Healthy eating after a transplant is very important. Your diet and nutritional status play key roles
in helping the body heal and recover after transplant.
You will have fewer dietary restrictions than before your transplant, but you still may need to make some changes and ensure optimal nutrition. You will need to eat wholesome, nutritious, clean and preferably mostly home cooked food.
Your diet for the first few weeks (90 days) after transplant surgery must optimize your protein and calorie intake to help your body repair and heal, fight infection, build muscle and provide you with strength and energy that you need. This is especially important since it is during this period that you might experience loss of appetite, weight loss and may have an altered sense of taste. Your medical team will ensure that you are meeting your nutritional requirements and will calculate which nutritional supplements that will be incorporated into your diet to ensure that your needs are met.
Once your transplant is working well, your appetite and sense of taste will improve. Your medication (immunosuppressants and steroids) can cause increased appetite, hunger and cravings causing unwanted weight gain. Other side effects of your medication are also raised blood sugar, fluid retention, digestive upsets, raised cholesterol and triglyceride levels, fluid retention, increased muscle breakdown and loss of bone density. Your diet is important to counteract and manage these side effects.
Whichever phase you are in, work closely with your Dietitian to ensure that you are optimizing your nutritional intake which goes together with taking your medication correctly and an overall healthy lifestyle which includes keeping active, managing stress levels and getting enough rest and hydration.

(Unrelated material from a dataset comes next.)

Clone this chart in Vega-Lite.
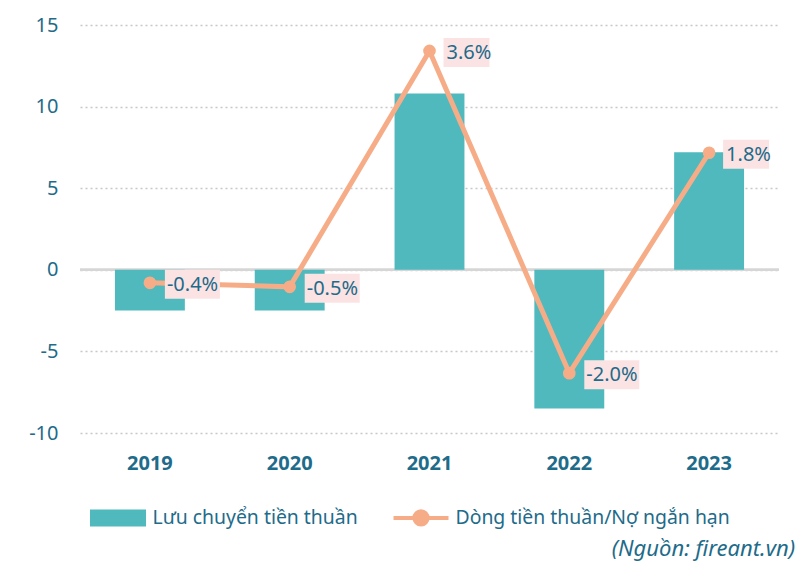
{
  "$schema": "https://vega.github.io/schema/vega-lite/v6.json",
  "width": 699,
  "height": 408,
  "autosize": "none",
  "padding": {"left": 80, "top": 25, "right": 22, "bottom": 132},
  "background": "white",
  "config": {
    "view": {"stroke": null},
    "font": "Noto Sans",
    "locale": {"number": {"decimal": ".", "thousands": ",", "grouping": [3], "currency": ["$", ""], "minus": "-"}}
  },
  "data": {
    "values": [
      {"year": "2019", "cf": -2.5, "ratio": -0.0043},
      {"year": "2020", "cf": -2.5, "ratio": -0.005},
      {"year": "2021", "cf": 10.8, "ratio": 0.036},
      {"year": "2022", "cf": -8.5, "ratio": -0.02},
      {"year": "2023", "cf": 7.2, "ratio": 0.0183}
    ]
  },
  "title": {
    "text": "(Nguồn: fireant.vn)",
    "orient": "bottom",
    "anchor": "start",
    "dx": 583,
    "offset": 6,
    "fontStyle": "italic",
    "fontWeight": "normal",
    "fontSize": 22,
    "font": "Noto Sans",
    "color": "#1E6B8A",
    "limit": 1000
  },
  "layer": [
    {
      "layer": [
        {
          "mark": {"type": "rule", "color": "#d6d6d6", "strokeWidth": 2},
          "encoding": {"y": {"datum": 0, "type": "quantitative"}}
        },
        {
          "mark": {"type": "bar"},
          "encoding": {
            "x": {
              "field": "year",
              "type": "ordinal",
              "scale": {"paddingInner": 0.5, "paddingOuter": 0.25},
              "axis": {
                "title": null,
                "domain": false,
                "ticks": false,
                "labelAngle": 0,
                "labelFontSize": 20,
                "labelFontWeight": "bold",
                "labelColor": "#1E6B8A",
                "labelPadding": 20
              }
            },
            "y": {
              "field": "cf",
              "type": "quantitative",
              "scale": {"domain": [-10, 15], "nice": false, "zero": false},
              "axis": {
                "title": null,
                "values": [-10, -5, 0, 5, 10, 15],
                "domain": false,
                "ticks": false,
                "grid": true,
                "gridDash": [2, 3],
                "gridColor": "#c8c8c8",
                "gridWidth": 1.5,
                "labelFontSize": 20,
                "labelColor": "#1E6B8A",
                "labelPadding": 22
              }
            },
            "color": {
              "datum": "Lưu chuyển tiền thuần",
              "type": "nominal",
              "scale": {
                "domain": ["Lưu chuyển tiền thuần", "Dòng tiền thuần/Nợ ngắn hạn"],
                "range": ["#4FB9BD", "#F6AD87"]
              },
              "legend": {
                "orient": "none",
                "legendX": 8.5,
                "legendY": 463,
                "direction": "horizontal",
                "title": null,
                "padding": 0,
                "labelFontSize": 19.4,
                "labelFont": "Noto Sans",
                "labelColor": "#1E6B8A",
                "labelOffset": 5,
                "labelLimit": 500,
                "columnPadding": 27,
                "symbolSize": 3025,
                "symbolStrokeWidth": 4,
                "encode": {
                  "symbols": {
                    "update": {
                      "shape": {"signal": "datum.index === 0 ? 'M-0.945,-0.236H0.945V0.236H-0.945Z' : 'M-1,0H1M0.24,0A0.24,0.24 0 1,1 -0.24,0A0.24,0.24 0 1,1 0.24,0Z'"},
                      "fill": {"signal": "datum.index === 0 ? '#4FB9BD' : '#F6AD87'"},
                      "stroke": {"signal": "datum.index === 0 ? 'transparent' : '#F6AD87'"},
                      "strokeWidth": {"value": 4},
                      "size": {"value": 3025},
                      "opacity": {"value": 1}
                    }
                  }
                }
              }
            }
          }
        }
      ]
    },
    {
      "encoding": {
        "x": {"field": "year", "type": "ordinal"},
        "y": {
          "field": "ratio",
          "type": "quantitative",
          "scale": {"domain": [-0.0304, 0.0405], "nice": false, "zero": false},
          "axis": null
        }
      },
      "layer": [
        {
          "mark": {"type": "line", "strokeWidth": 5},
          "encoding": {"color": {"datum": "Dòng tiền thuần/Nợ ngắn hạn", "type": "nominal"}}
        },
        {
          "mark": {"type": "point", "filled": true, "size": 160, "opacity": 1, "color": "#F6AD87"}
        },
        {
          "mark": {"type": "point", "filled": true, "size": 4, "opacity": 1, "color": "#FCE3E3", "strokeWidth": 0},
          "encoding": {
            "shape": {
              "condition": {"test": "datum.ratio < 0", "value": "M15,-13H70V16H15Z"},
              "value": "M14,-13H60V16H14Z"
            }
          }
        },
        {
          "mark": {"type": "text", "align": "left", "baseline": "middle", "dx": 17, "dy": 2, "fontSize": 20, "color": "#1E6B8A"},
          "encoding": {"text": {"field": "ratio", "type": "quantitative", "format": ".1%"}}
        }
      ]
    }
  ],
  "resolve": {"scale": {"y": "independent"}}
}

Your dietary prescription will depend on information specific to you like your monitoring blood test results, your weight, sugar levels and any other symptoms that you might encounter. Your dietary prescription is also is never static but can keep changing to always suit you. Remember there is no ‘one diet that fits all’. Your diet should not be a source of stress or anxiety. Your diet should not only get you to your targets, but you should also be very comfortable with it and most important is to enjoy your food!